Excellent piece in Foreign Affairs, well worth a close read.

In my time in Kabul, among some of the people I used to meet, China was frequently referred to as Pakistan's "all-weather friend."

Pakistan has long played a malevolent, destabilising, destructive, spoiler role in internal Afghan affairs, and its eternal - almost pathological - obsession with India (which is not reciprocated to anything like the same extent) is well conveyed and described in the article.
 

Scepticalscribe

Cancelled
Posts
6,644
Reaction score
9,457
@lizkat: Another extremely good (and Afghan) source of news is Tolo News.

I was astonished (and deeply impressed) by the quality of the media (granted, much of it funded by western aid, or NGOs, but run and staffed by Afghans) when I was deployed there.

We know the positive stories re access to education and women's rights (and they are rightly applauded), in Afghanistan since 2001, but, also worth noting is the fact that the media in Afghanistan is astonishingly good, and - candidly - in comparative terms, is superb, (intelligent, informed, pretty balanced, solidly analytical, and extraordinarily courageous, - many journalists, especially female journalists - have been killed by the Taliban and their supporters) given what one finds elsewhere in the region.
 

Chew Toy McCoy

Pleb
Site Donor
Posts
7,512
Reaction score
11,715
The very one.

In my experience, this is one of the best - and balanced, and best informed, - of the sources writing from, in, and about Afghanistan.

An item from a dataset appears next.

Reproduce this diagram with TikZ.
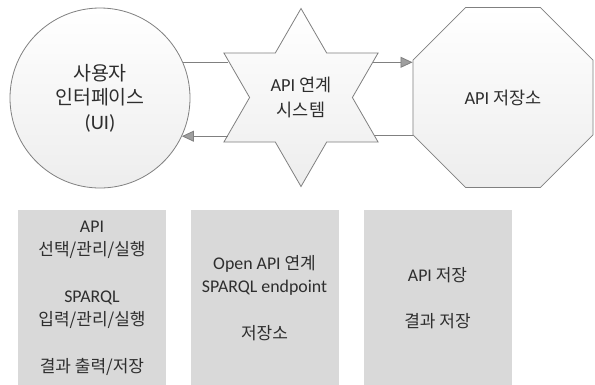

I tried reading it but it's seriously up for TL;DR award of the year.

I'm in the camp that believes whether we withdrew 10 years ago or 50 years from now it would still end up with this same result.

Does the article mention anything about what we were doing there in the last 20 years to prepare their government for our withdrawal and their self rule? It appears to be nothing. Whose fault is that?
 

SuperMatt

Site Master
Posts
7,862
Reaction score
15,004
I heard a piece about the resurgence of the Taliban on the radio. Despite the problems, people there have noted how much better their lives are now than they were 20 years ago. They mentioned young people having smart phones, internet cafes, freedom of the press, women having jobs, etc. It will not be easy for the Taliban to take all that away now that most people enjoy have been enjoying the freedoms for quite a while.

The US troops could not stay forever. I think everybody knew there would be difficulties when they left. The Afghans now need to work this out themselves, and I hope they will be able to do so.